The U.S. Department of Energy on Monday announced three organizations will be awarded about $5 million each to help advance long-duration energy storage projects.
The projects, selected by DOE’s Office of Electricity, address research and development barriers in the domestic energy storage industry and must enable an LDES technology with a pathway to a $0.05/ kWh levelized cost of storage by 2030, the agency said.
The selected projects include a New Lab effort to enable high-capacity zinc utilization through electrode and electrolyte fundamentals; Battery Council International’s “Consortium for Lead Battery Leadership in LDES project;” and CleanTech Strategies’ work to accelerate the development of flow battery technologies.

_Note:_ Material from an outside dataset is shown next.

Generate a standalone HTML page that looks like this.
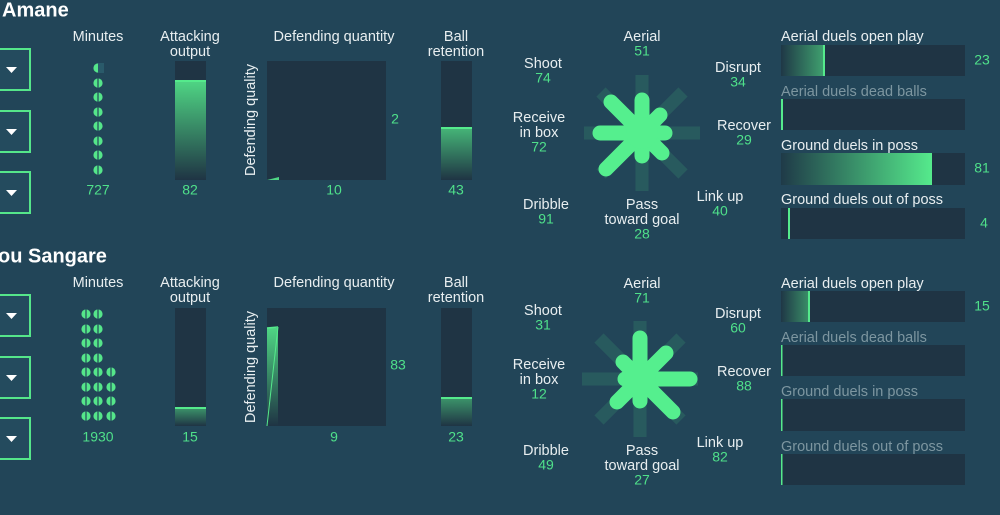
<!DOCTYPE html>
<html><head><meta charset="utf-8"><style>
html,body{margin:0;padding:0;background:#224558;}
svg{display:block;font-family:"Liberation Sans",sans-serif;}
.w{fill:#e8eef0;font-size:14.5px;text-anchor:middle;dominant-baseline:middle}
.g{fill:#4fe08a;font-size:14px;text-anchor:middle;dominant-baseline:middle}
.l{fill:#e8eef0;font-size:14.5px;dominant-baseline:middle}
.gr{fill:#7d96a0;font-size:14.5px;dominant-baseline:middle}
</style></head><body>
<svg width="1000" height="515" viewBox="0 0 1000 515">
<defs>
<linearGradient id="vg" x1="0" y1="1" x2="0" y2="0"><stop offset="0" stop-color="#1f3444"/><stop offset="1" stop-color="#4fd584"/></linearGradient>
<linearGradient id="hg" x1="0" y1="0" x2="1" y2="0"><stop offset="0" stop-color="#1f3a48"/><stop offset="1" stop-color="#55ea8c"/></linearGradient>
<g id="ball"><circle r="4.6" fill="#55e68a"/><line x1="0" y1="-4.6" x2="0" y2="4.6" stroke="#224558" stroke-width="1.2"/></g>
<g id="track" stroke="#55ea8c" stroke-opacity="0.13" stroke-width="13">
<line x1="0" y1="-58" x2="0" y2="58"/><line x1="-58" y1="0" x2="58" y2="0"/>
<line x1="-41" y1="-41" x2="41" y2="41"/><line x1="-41" y1="41" x2="41" y2="-41"/></g>
<g id="dd"><rect x="-10" y="0" width="40" height="41" fill="#244b5e" stroke="#55e68a" stroke-width="2"/><polygon points="6,18 17,18 11.5,24" fill="#fff"/></g>
</defs>

<text x="2" y="11" fill="#fff" font-size="20" font-weight="bold" dominant-baseline="middle">Amane</text>
<use href="#dd" y="49"/><use href="#dd" y="111"/><use href="#dd" y="172"/>
<text class="w" x="98" y="37">Minutes</text>
<circle cx="98" cy="68" r="4.6" fill="#55e68a"/><rect x="98" y="63" width="6" height="10" fill="#2a5a6a"/>
<use href="#ball" x="98" y="83"/><use href="#ball" x="98" y="97"/><use href="#ball" x="98" y="112"/><use href="#ball" x="98" y="126"/><use href="#ball" x="98" y="141"/><use href="#ball" x="98" y="155"/><use href="#ball" x="98" y="170"/>
<text class="g" x="98" y="191">727</text>
<text class="w" x="190" y="37">Attacking</text><text class="w" x="190" y="52">output</text>
<rect x="175" y="61" width="31" height="119" fill="#1f3444"/>
<rect x="175" y="81" width="31" height="99" fill="url(#vg)"/><rect x="175" y="80" width="31" height="2" fill="#55ea8c"/>
<text class="g" x="190" y="191">82</text>
<text class="w" x="334" y="37">Defending quantity</text>
<text class="w" transform="translate(251,120) rotate(-90)">Defending quality</text>
<rect x="267" y="61" width="119" height="119" fill="#1f3444"/>
<polygon points="267,180 279,177 279,180" fill="#4fd584"/>
<text class="g" x="395" y="120">2</text>
<text class="g" x="334" y="191">10</text>
<text class="w" x="456" y="37">Ball</text><text class="w" x="456" y="52">retention</text>
<rect x="441" y="61" width="31" height="119" fill="#1f3444"/>
<rect x="441" y="128" width="31" height="52" fill="url(#vg)" opacity="0.8"/><rect x="441" y="127" width="31" height="2" fill="#55ea8c"/>
<text class="g" x="456" y="191">43</text>

<use href="#track" x="642" y="133"/>
<g stroke="#55ef8e" stroke-width="15" stroke-linecap="round">
<line x1="642" y1="133" x2="642" y2="100"/><line x1="642" y1="133" x2="660" y2="115"/>
<line x1="642" y1="133" x2="665" y2="133"/><line x1="642" y1="133" x2="662" y2="153"/>
<line x1="642" y1="133" x2="642" y2="156"/><line x1="642" y1="133" x2="606" y2="169"/>
<line x1="642" y1="133" x2="600" y2="133"/><line x1="642" y1="133" x2="611" y2="102"/></g>
<circle cx="642" cy="133" r="16" fill="#55ef8e"/>
<text class="w" x="642" y="37">Aerial</text><text class="g" x="642" y="52">51</text>
<text class="w" x="543" y="64">Shoot</text><text class="g" x="543" y="79">74</text>
<text class="w" x="738" y="68">Disrupt</text><text class="g" x="738" y="83">34</text>
<text class="w" x="539" y="118">Receive</text><text class="w" x="539" y="133">in box</text><text class="g" x="539" y="148">72</text>
<text class="w" x="744" y="126">Recover</text><text class="g" x="744" y="141">29</text>
<text class="w" x="546" y="205">Dribble</text><text class="g" x="546" y="220">91</text>
<text class="w" x="642" y="205">Pass</text><text class="w" x="642" y="220">toward goal</text><text class="g" x="642" y="235">28</text>
<text class="w" x="720" y="197">Link up</text><text class="g" x="720" y="212">40</text>

<text class="l" x="781" y="37">Aerial duels open play</text>
<rect x="781" y="45" width="184" height="31" fill="#1f3444"/><rect x="781" y="45" width="43" height="31" fill="url(#hg)" opacity="0.6"/><rect x="823" y="45" width="2" height="31" fill="#55ea8c"/>
<text class="g" x="982" y="61">23</text>
<text class="gr" x="781" y="92">Aerial duels dead balls</text>
<rect x="781" y="99" width="184" height="31" fill="#1f3444"/><rect x="781" y="99" width="2" height="31" fill="#55ea8c"/>
<text class="l" x="781" y="146">Ground duels in poss</text>
<rect x="781" y="153" width="184" height="32" fill="#1f3444"/><rect x="781" y="153" width="151" height="32" fill="url(#hg)"/>
<text class="g" x="982" y="169">81</text>
<text class="l" x="781" y="200">Ground duels out of poss</text>
<rect x="781" y="208" width="184" height="31" fill="#1f3444"/><rect x="788" y="208" width="2" height="31" fill="#55ea8c"/>
<text class="g" x="984" y="224">4</text>

<text x="-2" y="257" fill="#fff" font-size="20" font-weight="bold" dominant-baseline="middle">ou Sangare</text>
<use href="#dd" y="295"/><use href="#dd" y="357"/><use href="#dd" y="418"/>
<text class="w" x="98" y="283">Minutes</text>
<use href="#ball" x="86" y="314"/><use href="#ball" x="98" y="314"/>
<use href="#ball" x="86" y="329"/><use href="#ball" x="98" y="329"/>
<use href="#ball" x="86" y="343"/><use href="#ball" x="98" y="343"/>
<use href="#ball" x="86" y="358"/><use href="#ball" x="98" y="358"/>
<use href="#ball" x="86" y="372"/><use href="#ball" x="98" y="372"/><use href="#ball" x="111" y="372"/>
<use href="#ball" x="86" y="387"/><use href="#ball" x="98" y="387"/><use href="#ball" x="111" y="387"/>
<use href="#ball" x="86" y="401"/><use href="#ball" x="98" y="401"/><use href="#ball" x="111" y="401"/>
<use href="#ball" x="86" y="416"/><use href="#ball" x="98" y="416"/><use href="#ball" x="111" y="416"/>
<text class="g" x="98" y="438">1930</text>
<text class="w" x="190" y="283">Attacking</text><text class="w" x="190" y="298">output</text>
<rect x="175" y="308" width="31" height="118" fill="#1f3444"/>
<rect x="175" y="408" width="31" height="18" fill="url(#vg)" opacity="0.6"/><rect x="175" y="407" width="31" height="2" fill="#55ea8c"/>
<text class="g" x="190" y="438">15</text>
<text class="w" x="334" y="283">Defending quantity</text>
<text class="w" transform="translate(251,367) rotate(-90)">Defending quality</text>
<rect x="267" y="308" width="119" height="118" fill="#1f3444"/>
<rect x="267" y="328" width="11" height="98" fill="url(#vg)"/>
<line x1="267" y1="426" x2="278" y2="327" stroke="#55ea8c" stroke-width="1"/><line x1="267" y1="328" x2="278" y2="327" stroke="#55ea8c" stroke-width="1.5"/>
<text class="g" x="398" y="366">83</text>
<text class="g" x="334" y="438">9</text>
<text class="w" x="456" y="283">Ball</text><text class="w" x="456" y="298">retention</text>
<rect x="441" y="308" width="31" height="118" fill="#1f3444"/>
<rect x="441" y="398" width="31" height="28" fill="url(#vg)" opacity="0.6"/><rect x="441" y="397" width="31" height="2" fill="#55ea8c"/>
<text class="g" x="456" y="438">23</text>

<use href="#track" x="640" y="379"/>
<g stroke="#55ef8e" stroke-width="15" stroke-linecap="round">
<line x1="640" y1="379" x2="640" y2="338"/><line x1="640" y1="379" x2="666" y2="353"/>
<line x1="640" y1="379" x2="690" y2="379"/><line x1="640" y1="379" x2="673" y2="412"/>
<line x1="640" y1="379" x2="640" y2="401"/><line x1="640" y1="379" x2="617" y2="402"/>
<line x1="640" y1="379" x2="625" y2="379"/><line x1="640" y1="379" x2="623" y2="362"/></g>
<circle cx="640" cy="379" r="16" fill="#55ef8e"/>
<text class="w" x="642" y="284">Aerial</text><text class="g" x="642" y="299">71</text>
<text class="w" x="543" y="311">Shoot</text><text class="g" x="543" y="326">31</text>
<text class="w" x="738" y="314">Disrupt</text><text class="g" x="738" y="329">60</text>
<text class="w" x="539" y="365">Receive</text><text class="w" x="539" y="380">in box</text><text class="g" x="539" y="395">12</text>
<text class="w" x="744" y="372">Recover</text><text class="g" x="744" y="387">88</text>
<text class="w" x="546" y="451">Dribble</text><text class="g" x="546" y="466">49</text>
<text class="w" x="642" y="451">Pass</text><text class="w" x="642" y="466">toward goal</text><text class="g" x="642" y="481">27</text>
<text class="w" x="720" y="443">Link up</text><text class="g" x="720" y="458">82</text>

<text class="l" x="781" y="284">Aerial duels open play</text>
<rect x="781" y="291" width="184" height="31" fill="#1f3444"/><rect x="781" y="291" width="28" height="31" fill="url(#hg)" opacity="0.5"/><rect x="808" y="291" width="2" height="31" fill="#55ea8c"/>
<text class="g" x="982" y="307">15</text>
<text class="gr" x="781" y="338">Aerial duels dead balls</text>
<rect x="781" y="345" width="184" height="31" fill="#1f3444"/><rect x="781" y="345" width="1.5" height="31" fill="#55ea8c"/>
<text class="gr" x="781" y="392">Ground duels in poss</text>
<rect x="781" y="399" width="184" height="32" fill="#1f3444"/><rect x="781" y="399" width="1.5" height="32" fill="#55ea8c"/>
<text class="gr" x="781" y="447">Ground duels out of poss</text>
<rect x="781" y="454" width="184" height="31" fill="#1f3444"/><rect x="781" y="454" width="1.5" height="31" fill="#55ea8c"/>
</svg>
</body></html>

The projects will address “key technical and non-technical challenges, emphasizing strong collaboration in the zinc, lead, and flow battery industries,” DOE said.
The agency announced the Long Duration Storage Shot challenge in 2021, seeking to reduce the cost of the resources by about 90%. And in 2022, the agency launched a $505 million four-year long-duration storage initiative to lower barriers to grid energy storage and support small-scale, behind-the-meter pilots as well as large utility-scale demonstrations.
“These funding opportunities help propel the future of energy storage and deliver cost-effective solutions for our nation’s electricity needs” Gene Rodrigues, assistant secretary for electricity, said in a statement. “These consortia will accelerate the race to achieve the Long Duration Storage Shot, fulfilling the promise of next-generation energy storage technologies.”
LDES can play a key role in decarbonization efforts, potentially helping to balance energy consumption and supply across days and seasons, two state reports concluded in February.
The California Independent System Operator could require from 5 GW to 37 GW of long-duration storage by 2045, depending on the retirement of in-state gas resources, the California Energy Commission said. And LDES could provide significant value to Maine’s grid during multi-day stretches of low wind and solar production, the Maine Governor’s Energy Office found.